Не один Маман в степи был добровольным помощником Каныша Имантаевича. Во многих юртах его ожидали находки, а бывало, и в контору, в Карсакпай, как позднее в Джезказган, куда переселился отдел геологии, приезжали с образцами жители далеких аулов.
Пути геологов часто пересекаются. Летом 1931 года Каныш Имантаевич вновь повстречался в Джезказгане со своим старшим товарищем и другом Михаилом Петровичем Русаковым.
Вспомнили Томск, Технологический институт, встречу в урочище Бес-Шоку, совместную работу в геологической партии. Вспомнили Карсакпай и Джезказган 1927 года.

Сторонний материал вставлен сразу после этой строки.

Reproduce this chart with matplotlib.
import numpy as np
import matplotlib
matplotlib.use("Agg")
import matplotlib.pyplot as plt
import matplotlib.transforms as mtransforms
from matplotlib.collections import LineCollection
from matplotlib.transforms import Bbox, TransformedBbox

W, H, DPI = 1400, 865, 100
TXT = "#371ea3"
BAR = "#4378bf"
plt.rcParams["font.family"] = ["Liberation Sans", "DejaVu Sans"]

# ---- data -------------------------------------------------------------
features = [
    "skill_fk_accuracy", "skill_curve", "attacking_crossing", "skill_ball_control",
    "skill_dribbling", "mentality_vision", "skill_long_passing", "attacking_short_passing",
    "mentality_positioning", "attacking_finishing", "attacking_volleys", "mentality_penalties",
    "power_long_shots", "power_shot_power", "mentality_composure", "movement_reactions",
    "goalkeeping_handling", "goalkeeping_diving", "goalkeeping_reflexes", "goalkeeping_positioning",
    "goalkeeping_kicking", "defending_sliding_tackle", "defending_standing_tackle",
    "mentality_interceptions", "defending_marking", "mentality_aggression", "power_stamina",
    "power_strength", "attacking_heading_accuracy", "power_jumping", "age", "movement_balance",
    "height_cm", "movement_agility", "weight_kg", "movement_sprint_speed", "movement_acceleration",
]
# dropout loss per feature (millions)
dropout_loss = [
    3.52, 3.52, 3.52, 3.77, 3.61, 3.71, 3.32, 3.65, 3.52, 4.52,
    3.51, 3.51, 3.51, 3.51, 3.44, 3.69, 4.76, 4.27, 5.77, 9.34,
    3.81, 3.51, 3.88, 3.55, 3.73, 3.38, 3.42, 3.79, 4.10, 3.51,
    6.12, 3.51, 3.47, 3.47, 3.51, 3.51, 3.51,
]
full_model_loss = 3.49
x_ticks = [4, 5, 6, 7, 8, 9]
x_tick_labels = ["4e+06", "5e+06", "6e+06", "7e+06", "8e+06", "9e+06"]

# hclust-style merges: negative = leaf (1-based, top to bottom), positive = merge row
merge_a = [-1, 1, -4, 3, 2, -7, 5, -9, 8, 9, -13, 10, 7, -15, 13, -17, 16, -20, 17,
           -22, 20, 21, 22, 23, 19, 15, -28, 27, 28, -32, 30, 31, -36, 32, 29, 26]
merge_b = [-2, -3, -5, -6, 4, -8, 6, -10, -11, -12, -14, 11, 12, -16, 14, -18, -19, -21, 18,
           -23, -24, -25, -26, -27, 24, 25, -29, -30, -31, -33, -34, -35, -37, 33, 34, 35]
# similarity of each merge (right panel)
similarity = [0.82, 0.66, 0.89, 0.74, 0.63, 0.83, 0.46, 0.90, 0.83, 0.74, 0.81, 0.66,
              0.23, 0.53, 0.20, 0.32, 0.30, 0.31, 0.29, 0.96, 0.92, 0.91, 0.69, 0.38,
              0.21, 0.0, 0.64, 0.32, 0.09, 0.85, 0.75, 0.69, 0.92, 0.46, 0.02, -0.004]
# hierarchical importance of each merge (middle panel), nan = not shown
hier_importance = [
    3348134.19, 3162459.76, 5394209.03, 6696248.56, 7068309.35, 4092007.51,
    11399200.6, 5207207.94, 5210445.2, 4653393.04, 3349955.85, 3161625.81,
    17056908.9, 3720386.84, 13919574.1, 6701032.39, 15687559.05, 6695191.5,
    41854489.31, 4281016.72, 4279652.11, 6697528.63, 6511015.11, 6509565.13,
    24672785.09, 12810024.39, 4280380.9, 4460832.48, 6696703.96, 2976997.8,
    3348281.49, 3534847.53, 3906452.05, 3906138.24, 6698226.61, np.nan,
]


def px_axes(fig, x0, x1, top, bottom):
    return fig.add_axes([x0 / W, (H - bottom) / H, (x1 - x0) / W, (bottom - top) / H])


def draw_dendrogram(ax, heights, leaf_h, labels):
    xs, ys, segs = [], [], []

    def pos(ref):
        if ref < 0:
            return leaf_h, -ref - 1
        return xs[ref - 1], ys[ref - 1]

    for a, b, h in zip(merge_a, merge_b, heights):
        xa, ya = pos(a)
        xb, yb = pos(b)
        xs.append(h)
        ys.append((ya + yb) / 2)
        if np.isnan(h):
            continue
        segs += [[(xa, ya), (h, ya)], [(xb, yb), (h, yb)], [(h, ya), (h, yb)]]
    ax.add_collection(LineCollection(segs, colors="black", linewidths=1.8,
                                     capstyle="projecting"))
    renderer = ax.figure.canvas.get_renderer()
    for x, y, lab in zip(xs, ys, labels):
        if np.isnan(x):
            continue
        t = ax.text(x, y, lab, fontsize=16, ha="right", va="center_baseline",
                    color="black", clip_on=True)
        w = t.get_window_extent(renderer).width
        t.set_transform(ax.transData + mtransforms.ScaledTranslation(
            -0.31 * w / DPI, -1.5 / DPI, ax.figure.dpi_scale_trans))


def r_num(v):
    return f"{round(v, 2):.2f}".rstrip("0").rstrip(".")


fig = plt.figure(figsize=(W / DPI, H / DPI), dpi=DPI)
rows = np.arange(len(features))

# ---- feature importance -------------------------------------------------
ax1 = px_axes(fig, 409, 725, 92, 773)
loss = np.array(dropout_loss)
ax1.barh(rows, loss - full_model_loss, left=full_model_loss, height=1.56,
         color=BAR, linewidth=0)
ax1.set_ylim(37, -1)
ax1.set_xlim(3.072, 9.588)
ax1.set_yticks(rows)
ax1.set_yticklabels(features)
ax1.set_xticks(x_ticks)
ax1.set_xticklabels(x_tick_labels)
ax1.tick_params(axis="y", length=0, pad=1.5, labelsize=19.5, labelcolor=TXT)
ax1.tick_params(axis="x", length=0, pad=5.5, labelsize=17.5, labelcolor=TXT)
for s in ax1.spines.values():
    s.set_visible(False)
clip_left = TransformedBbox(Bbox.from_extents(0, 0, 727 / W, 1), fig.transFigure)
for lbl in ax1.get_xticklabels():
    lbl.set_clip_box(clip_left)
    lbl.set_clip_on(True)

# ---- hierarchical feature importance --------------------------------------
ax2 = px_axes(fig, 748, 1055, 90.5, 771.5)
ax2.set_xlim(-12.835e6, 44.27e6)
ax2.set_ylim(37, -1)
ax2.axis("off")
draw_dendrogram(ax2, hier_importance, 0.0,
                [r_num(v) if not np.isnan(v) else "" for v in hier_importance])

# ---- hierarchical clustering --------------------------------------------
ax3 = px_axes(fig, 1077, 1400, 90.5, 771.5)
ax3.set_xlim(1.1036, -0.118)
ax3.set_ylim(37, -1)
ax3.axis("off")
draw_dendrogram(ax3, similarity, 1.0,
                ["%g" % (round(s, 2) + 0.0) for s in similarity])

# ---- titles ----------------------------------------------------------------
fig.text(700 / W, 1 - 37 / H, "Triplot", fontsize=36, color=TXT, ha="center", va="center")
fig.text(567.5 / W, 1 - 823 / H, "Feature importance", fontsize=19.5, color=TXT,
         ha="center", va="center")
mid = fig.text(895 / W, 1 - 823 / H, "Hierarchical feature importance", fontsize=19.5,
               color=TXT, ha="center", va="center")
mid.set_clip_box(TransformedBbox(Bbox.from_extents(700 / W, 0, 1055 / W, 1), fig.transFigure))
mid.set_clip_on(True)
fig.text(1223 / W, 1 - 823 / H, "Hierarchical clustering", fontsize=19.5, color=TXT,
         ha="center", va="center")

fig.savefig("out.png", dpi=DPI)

По логике больше всего должен был бы рассказывать Русаков, а удивляться Сатпаев. Дело в том, что Михаил Петрович перед своим приездом в Джезказган побывал в научной командировке в Соединенных Штатах Америки и осмотрел там ни мало ни много — сорок три рудных месторождения, познакомился с геологоразведкой.
Но случилось наоборот: рассказывал преимущественно Сатпаев, а удивлялся Русаков.

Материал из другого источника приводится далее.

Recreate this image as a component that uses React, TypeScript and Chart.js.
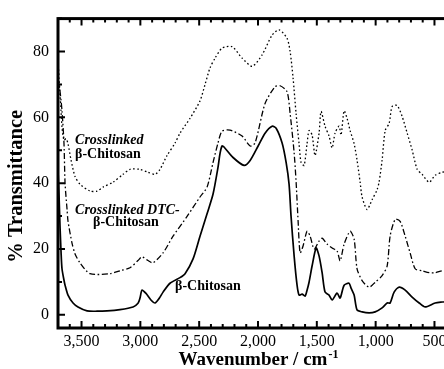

К тому времени площади джезказганского рудного поля измерялись не единицами и даже не десятками, а сотнями квадратных километров. Эффективность глубокого разведочного бурения за три года превзошла все ожидания. Содержание меди во многих тысячах проб определялось в хорошо оборудованной лаборатории экспрессным методом. Помимо химического и спектрального анализа применялись новаторская для того времени электроразведка и сейсмометрия.

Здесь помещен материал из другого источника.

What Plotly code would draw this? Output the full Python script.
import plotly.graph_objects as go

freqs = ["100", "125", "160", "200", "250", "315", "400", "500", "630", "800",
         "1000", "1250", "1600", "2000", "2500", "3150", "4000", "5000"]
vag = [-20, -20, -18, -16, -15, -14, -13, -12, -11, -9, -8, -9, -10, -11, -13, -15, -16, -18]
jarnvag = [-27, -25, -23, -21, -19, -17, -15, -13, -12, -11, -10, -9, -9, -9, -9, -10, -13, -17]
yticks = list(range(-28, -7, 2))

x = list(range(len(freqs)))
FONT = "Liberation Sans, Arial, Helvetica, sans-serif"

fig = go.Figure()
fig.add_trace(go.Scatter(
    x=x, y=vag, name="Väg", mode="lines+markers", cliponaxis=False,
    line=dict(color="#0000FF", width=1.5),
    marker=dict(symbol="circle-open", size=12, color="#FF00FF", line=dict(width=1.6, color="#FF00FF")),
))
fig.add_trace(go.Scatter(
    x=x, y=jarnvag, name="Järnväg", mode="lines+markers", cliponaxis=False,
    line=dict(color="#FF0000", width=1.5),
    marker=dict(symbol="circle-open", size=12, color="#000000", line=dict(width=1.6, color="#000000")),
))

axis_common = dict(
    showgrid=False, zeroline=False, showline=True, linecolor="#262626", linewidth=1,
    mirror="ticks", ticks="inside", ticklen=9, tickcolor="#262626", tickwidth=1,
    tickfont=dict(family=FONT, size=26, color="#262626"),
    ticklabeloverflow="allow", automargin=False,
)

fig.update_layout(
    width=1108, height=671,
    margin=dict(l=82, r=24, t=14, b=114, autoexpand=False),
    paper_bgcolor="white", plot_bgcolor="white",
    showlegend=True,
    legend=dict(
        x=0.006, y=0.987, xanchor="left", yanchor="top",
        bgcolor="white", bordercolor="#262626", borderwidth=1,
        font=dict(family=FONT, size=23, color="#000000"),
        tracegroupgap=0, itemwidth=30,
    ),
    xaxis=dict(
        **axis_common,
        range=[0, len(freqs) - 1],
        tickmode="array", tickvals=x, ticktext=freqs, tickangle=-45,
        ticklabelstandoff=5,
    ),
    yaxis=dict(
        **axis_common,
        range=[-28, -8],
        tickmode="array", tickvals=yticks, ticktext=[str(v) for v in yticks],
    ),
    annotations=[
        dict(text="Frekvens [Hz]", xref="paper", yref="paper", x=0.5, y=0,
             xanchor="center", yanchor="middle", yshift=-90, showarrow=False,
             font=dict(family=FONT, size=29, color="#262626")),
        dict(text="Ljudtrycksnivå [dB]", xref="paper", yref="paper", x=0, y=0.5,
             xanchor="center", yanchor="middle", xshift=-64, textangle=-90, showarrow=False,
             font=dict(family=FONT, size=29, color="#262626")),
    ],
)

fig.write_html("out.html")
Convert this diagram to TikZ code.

— Ты понимаешь, дружище, — восхищался Русаков, — у тебя геологическая служба поставлена не хуже, чем в Америке. Я за океан учиться ездил, а учиться можно и у тебя!
— Мы вместе учились у Михаила Антоновича, — отвечал Сатпаев.
— Наш Усов — великий геолог, что и говорить. Но ты не скромничай, Каныш. Я четыре с лишним года не был здесь. Как все переменилось. Ты создал целый геологоразведочный комбинат. Я уж не говорю о первоклассной лаборатории. Мастерские, гараж. Ведь тут надобно организатором быть. А ты и теорию не забросил. И разработал свою гидротермальную гипотезу.
— Так без нее я не смог бы определить масштабов Джезказгана.
Несколько позднее Михаил Петрович в качестве главного эксперта по определению запасов меди писал: «Весь подсчет, составленный под руководством лучшего знатока Джезказгана К. И. Сатпаева, отличается исключительной систематичностью и высоким качеством обработки материалов. Совершенно исключены в подсчете примеры, когда бы принцип достоверности был принесен в жертву так называемому целевому назначению запасов, что нередко наблюдается при подсчете запасов в некоторых комбинатах».
К началу 1933 года джезказганский геологоразведочный коллектив насчитывал 80 инженерно-технических работников и 400 рабочих. Примерно за четыре года было пробурено 559 скважин и пройдена почти тысяча геологоразведочных выработок легкого типа. Геологическая съемка крупного масштаба была проведена на 120 квадратных километрах, электроразведка — на 340 квадратных километрах.
Значение этих поисковых работ становилось тем весомее, что наша цветная металлургия в то время отставала, не выполняла плана, в том числе и медная промышленность.
Большой Джезказган приобретал реальные очертания не только в представлении Сатпаева и его товарищей. Он становился популярным в Казахстане, ему начинали отдавать должное в самых высоких плановых инстанциях, как меднорудной базе, как району, где есть и другие полезные ископаемые.